An EPiC Solution To Educational Demands



Jimmy Teo Hui Thian (jteo@oum.edu.my)

Here's a little academic puzzle: how do you fit an additional four courses (12 credits) into an existing programme of 120 credits without exceeding 10 credit hours per semester within 12 semesters?

This was the puzzle that the Faculty of Education and Languages (FEL) had to solve when Bahagian Pendidikan Guru (BPG; Teacher Education Division, Ministry of Education Malaysia) asked us to incorporate four additional courses into the Bachelor of Teaching programme we run for BPG

The solution, as the Faculty worked out, was to offer the four courses online instead of in the usual blended environment.
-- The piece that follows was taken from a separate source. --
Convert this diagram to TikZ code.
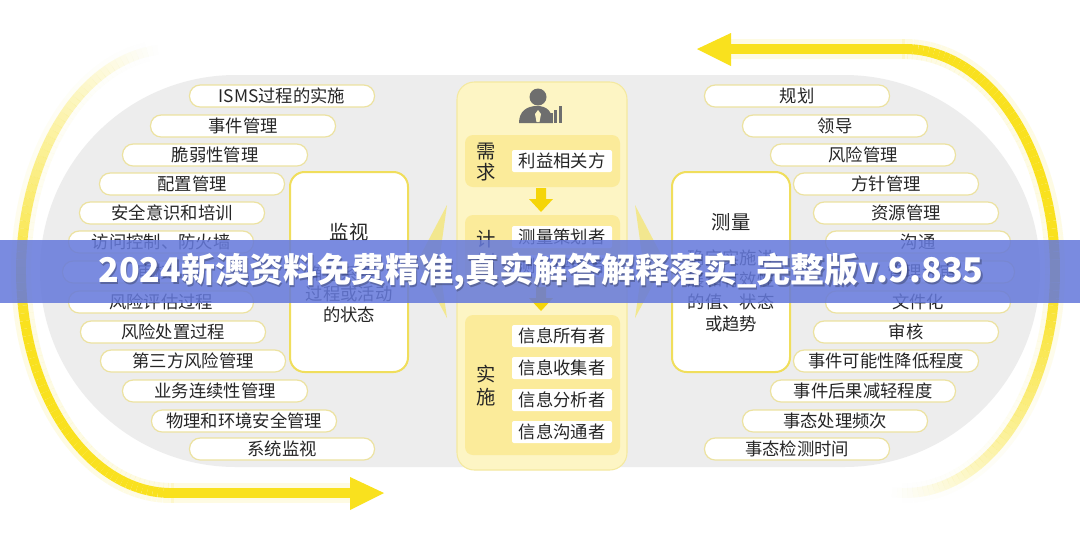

Based on this principle, a team of us from FEL started working on a new OUM learning portal.

Our challenge was to design a suitable conceptual framework, restructure content delivery, rebuild learning support, and rethink assessment.

After tackling these challenges one by one, the Education Portal for Internet Courses (EPiC) began to take shape.

The idea of EPiC is to enable learners to control their own learning time by utilising the time pockets they have in their daily schedules.

A parallel analogy of rocks, pebbles and sand explains how learners can utilise time in this environment.

The rocks represent the learners' work and personal demands; the pebbles their existing course demands; and the sand their new, fully online course demands. The spaces between the rocks can be filled with pebbles and the spaces between the pebbles can be filled with sand.

Coming up with the portal concept and design was a big challenge that took up most of the EPiC's development time.

After toying with several ideas, we decided that simplicity and the fun factor should drive the design and learning environment. To achieve this, we thought of Datuk Lat, whose cartoons are not only renowned and much loved, they also represent Malaysia's multicultural identity which fits perfectly with EPiC's design concept.

We approached Datuk Lat to enquire if he could contribute to the design. After some convincing, he finally agreed to contribute fresh characters to adorn EPiC because he believed in the noble cause of training teachers who in turn will be educating generations of young Malaysians.

With the design direction set, we then considered the critical importance of scaffolding the learning process of our target audience, namely in-service teachers.

To put this into practice, we structured their learning material in such a way that learners are guided to progress from the simpler Virtual Learning Environment (VLE) to the more complex Extended Learning Ecology (ELE).

To alleviate the potential loneliness of doing the courses online, two networking platforms was introduced. The first is a discussion forum that enables learners to interact with their peers and online supervisors. The other is called EPiC Community, which is a social networking site created on the Google+ platform. It is an informal avenue for learners to discuss non-academic matters, voice opinions, provide feedback, and so on.

EPiC also provides learners with an e-portfolio that collates all their work submitted online. Learners can download their e-portfolios at any time for their own records.

Our work on EPiC has been highly rewarding. It is still work-in-progress, which we aim to improve over the coming semesters. If anything, we have come to learn that technology can really do wonders when it is strategically employed to address educational demands.